• [RECORDS TO USE]:
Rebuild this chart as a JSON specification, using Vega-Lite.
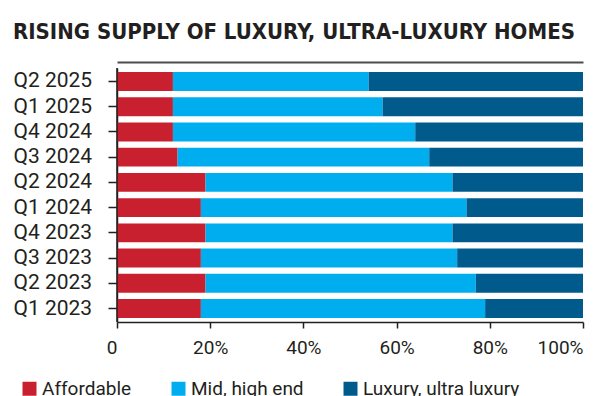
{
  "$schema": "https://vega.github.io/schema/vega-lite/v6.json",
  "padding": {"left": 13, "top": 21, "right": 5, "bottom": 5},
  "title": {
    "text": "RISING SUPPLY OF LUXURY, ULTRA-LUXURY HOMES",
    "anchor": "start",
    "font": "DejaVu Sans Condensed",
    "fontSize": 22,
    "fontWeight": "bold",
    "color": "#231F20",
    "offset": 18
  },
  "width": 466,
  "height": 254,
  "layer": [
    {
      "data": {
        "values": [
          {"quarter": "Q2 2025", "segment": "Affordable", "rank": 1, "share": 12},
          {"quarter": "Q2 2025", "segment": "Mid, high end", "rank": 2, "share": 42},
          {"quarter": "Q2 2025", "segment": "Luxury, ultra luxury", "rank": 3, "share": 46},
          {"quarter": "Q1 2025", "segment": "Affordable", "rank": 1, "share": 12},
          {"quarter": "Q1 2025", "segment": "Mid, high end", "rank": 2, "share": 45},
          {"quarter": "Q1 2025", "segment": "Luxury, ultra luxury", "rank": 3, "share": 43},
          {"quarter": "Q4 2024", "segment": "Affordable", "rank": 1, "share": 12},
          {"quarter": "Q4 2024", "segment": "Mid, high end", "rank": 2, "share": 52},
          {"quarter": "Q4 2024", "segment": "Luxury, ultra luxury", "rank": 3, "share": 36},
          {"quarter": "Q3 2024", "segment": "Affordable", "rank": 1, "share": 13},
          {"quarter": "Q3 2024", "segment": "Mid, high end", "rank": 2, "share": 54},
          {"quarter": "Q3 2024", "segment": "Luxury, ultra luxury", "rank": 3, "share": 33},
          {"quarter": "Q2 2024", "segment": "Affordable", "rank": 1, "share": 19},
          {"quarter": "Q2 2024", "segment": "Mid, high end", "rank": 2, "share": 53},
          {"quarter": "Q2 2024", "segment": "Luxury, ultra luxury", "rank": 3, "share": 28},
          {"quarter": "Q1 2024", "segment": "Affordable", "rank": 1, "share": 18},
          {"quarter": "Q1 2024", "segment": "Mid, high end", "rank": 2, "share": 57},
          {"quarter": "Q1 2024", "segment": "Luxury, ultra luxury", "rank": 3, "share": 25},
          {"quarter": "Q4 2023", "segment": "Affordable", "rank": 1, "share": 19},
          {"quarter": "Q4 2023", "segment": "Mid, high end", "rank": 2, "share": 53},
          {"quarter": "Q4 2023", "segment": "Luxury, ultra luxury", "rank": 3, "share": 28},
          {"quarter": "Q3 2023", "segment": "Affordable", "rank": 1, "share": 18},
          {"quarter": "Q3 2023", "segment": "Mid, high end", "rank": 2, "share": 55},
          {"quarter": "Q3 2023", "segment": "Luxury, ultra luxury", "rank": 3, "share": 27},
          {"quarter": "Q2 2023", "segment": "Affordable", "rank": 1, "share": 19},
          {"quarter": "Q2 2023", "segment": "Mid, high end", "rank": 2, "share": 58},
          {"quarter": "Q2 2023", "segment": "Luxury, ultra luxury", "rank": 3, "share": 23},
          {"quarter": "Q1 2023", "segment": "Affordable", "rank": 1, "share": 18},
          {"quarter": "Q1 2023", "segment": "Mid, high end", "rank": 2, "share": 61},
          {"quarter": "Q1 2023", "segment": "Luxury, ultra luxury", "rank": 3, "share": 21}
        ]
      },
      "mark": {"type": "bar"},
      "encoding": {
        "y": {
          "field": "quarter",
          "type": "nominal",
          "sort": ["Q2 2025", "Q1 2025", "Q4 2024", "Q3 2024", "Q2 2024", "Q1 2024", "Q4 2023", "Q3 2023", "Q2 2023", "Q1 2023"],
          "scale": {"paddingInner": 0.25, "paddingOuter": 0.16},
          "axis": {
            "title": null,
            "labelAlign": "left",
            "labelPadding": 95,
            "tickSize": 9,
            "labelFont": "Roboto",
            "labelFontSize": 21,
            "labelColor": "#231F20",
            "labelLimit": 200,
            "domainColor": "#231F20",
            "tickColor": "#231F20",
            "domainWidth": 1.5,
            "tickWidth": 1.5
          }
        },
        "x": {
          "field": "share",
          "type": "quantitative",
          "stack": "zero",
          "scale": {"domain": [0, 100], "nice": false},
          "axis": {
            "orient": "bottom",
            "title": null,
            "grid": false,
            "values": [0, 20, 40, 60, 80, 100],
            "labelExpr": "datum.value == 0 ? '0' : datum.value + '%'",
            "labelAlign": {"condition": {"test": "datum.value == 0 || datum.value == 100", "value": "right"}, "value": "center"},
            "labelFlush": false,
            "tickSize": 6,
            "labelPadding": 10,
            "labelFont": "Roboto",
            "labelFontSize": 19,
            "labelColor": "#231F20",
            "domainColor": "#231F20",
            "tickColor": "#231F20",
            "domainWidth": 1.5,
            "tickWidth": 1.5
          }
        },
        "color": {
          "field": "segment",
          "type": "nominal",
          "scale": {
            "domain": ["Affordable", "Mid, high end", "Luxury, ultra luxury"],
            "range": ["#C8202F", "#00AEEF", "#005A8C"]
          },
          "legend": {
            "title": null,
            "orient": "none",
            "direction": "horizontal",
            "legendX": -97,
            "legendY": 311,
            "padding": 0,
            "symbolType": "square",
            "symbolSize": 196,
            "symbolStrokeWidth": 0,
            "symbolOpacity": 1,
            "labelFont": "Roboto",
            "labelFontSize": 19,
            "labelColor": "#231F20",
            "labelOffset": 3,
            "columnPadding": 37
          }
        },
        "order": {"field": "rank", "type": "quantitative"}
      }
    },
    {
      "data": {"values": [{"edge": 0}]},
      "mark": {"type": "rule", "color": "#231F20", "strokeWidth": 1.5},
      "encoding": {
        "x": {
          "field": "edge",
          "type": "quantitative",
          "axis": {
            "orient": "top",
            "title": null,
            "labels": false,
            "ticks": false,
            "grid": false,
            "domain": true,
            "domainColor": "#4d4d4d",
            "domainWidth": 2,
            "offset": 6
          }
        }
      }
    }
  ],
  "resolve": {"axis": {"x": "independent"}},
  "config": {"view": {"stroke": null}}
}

* * *

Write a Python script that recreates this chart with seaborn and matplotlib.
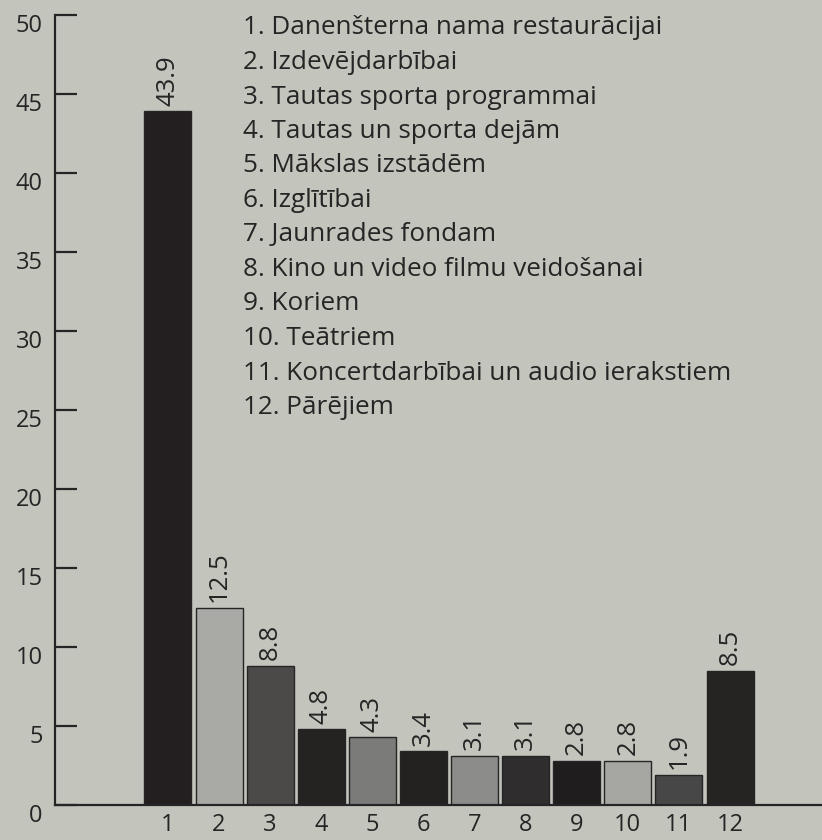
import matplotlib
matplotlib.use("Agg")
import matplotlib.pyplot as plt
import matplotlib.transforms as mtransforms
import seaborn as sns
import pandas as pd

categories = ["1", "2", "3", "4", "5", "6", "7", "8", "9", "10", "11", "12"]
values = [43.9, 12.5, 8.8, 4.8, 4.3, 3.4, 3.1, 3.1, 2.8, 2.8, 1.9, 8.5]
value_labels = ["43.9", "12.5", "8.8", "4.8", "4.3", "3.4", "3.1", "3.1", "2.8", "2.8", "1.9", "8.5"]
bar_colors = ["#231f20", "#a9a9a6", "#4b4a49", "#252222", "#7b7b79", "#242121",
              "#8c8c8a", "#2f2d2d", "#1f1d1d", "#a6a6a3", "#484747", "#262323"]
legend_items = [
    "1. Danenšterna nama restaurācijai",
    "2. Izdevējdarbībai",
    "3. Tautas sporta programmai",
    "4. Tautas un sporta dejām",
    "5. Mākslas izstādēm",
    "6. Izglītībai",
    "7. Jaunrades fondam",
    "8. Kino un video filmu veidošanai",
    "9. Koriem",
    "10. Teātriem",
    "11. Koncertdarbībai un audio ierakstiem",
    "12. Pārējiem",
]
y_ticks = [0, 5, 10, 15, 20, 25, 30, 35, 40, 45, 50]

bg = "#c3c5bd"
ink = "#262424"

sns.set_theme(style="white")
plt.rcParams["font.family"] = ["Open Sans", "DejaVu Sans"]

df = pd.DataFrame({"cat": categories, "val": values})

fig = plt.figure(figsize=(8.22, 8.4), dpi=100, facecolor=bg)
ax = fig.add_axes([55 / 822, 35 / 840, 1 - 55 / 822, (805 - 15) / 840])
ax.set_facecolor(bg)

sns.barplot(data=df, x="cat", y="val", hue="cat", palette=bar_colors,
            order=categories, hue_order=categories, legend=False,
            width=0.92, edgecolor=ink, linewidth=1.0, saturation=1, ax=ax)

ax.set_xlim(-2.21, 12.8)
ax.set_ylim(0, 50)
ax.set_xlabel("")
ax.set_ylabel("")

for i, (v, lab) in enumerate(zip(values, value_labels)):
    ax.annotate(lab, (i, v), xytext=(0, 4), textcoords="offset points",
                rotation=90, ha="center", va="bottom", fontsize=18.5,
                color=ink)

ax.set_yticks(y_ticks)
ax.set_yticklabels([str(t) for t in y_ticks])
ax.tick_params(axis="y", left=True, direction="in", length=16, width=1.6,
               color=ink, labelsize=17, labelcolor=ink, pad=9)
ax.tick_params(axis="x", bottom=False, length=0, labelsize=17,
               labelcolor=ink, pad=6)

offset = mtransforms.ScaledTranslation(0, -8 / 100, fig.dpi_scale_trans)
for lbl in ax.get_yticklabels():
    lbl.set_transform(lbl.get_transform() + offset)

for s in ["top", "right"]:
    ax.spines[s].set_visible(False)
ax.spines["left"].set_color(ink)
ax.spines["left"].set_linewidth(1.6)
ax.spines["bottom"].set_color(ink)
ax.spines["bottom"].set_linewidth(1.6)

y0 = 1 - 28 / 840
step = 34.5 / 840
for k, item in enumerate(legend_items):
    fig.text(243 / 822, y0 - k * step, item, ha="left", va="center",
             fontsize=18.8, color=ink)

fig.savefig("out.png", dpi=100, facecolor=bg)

• [TASK BRIEF]:
Leaving out all pictures, set down exactly the lines of the material above, from the line with "Write a Python" to the line with "ax.set_facecolor(bg)" inclusive, and no others.

• [FINAL RESULT]:
Write a Python script that recreates this chart with seaborn and matplotlib.
import matplotlib
matplotlib.use("Agg")
import matplotlib.pyplot as plt
import matplotlib.transforms as mtransforms
import seaborn as sns
import pandas as pd

categories = ["1", "2", "3", "4", "5", "6", "7", "8", "9", "10", "11", "12"]
values = [43.9, 12.5, 8.8, 4.8, 4.3, 3.4, 3.1, 3.1, 2.8, 2.8, 1.9, 8.5]
value_labels = ["43.9", "12.5", "8.8", "4.8", "4.3", "3.4", "3.1", "3.1", "2.8", "2.8", "1.9", "8.5"]
bar_colors = ["#231f20", "#a9a9a6", "#4b4a49", "#252222", "#7b7b79", "#242121",
              "#8c8c8a", "#2f2d2d", "#1f1d1d", "#a6a6a3", "#484747", "#262323"]
legend_items = [
    "1. Danenšterna nama restaurācijai",
    "2. Izdevējdarbībai",
    "3. Tautas sporta programmai",
    "4. Tautas un sporta dejām",
    "5. Mākslas izstādēm",
    "6. Izglītībai",
    "7. Jaunrades fondam",
    "8. Kino un video filmu veidošanai",
    "9. Koriem",
    "10. Teātriem",
    "11. Koncertdarbībai un audio ierakstiem",
    "12. Pārējiem",
]
y_ticks = [0, 5, 10, 15, 20, 25, 30, 35, 40, 45, 50]

bg = "#c3c5bd"
ink = "#262424"

sns.set_theme(style="white")
plt.rcParams["font.family"] = ["Open Sans", "DejaVu Sans"]

df = pd.DataFrame({"cat": categories, "val": values})

fig = plt.figure(figsize=(8.22, 8.4), dpi=100, facecolor=bg)
ax = fig.add_axes([55 / 822, 35 / 840, 1 - 55 / 822, (805 - 15) / 840])
ax.set_facecolor(bg)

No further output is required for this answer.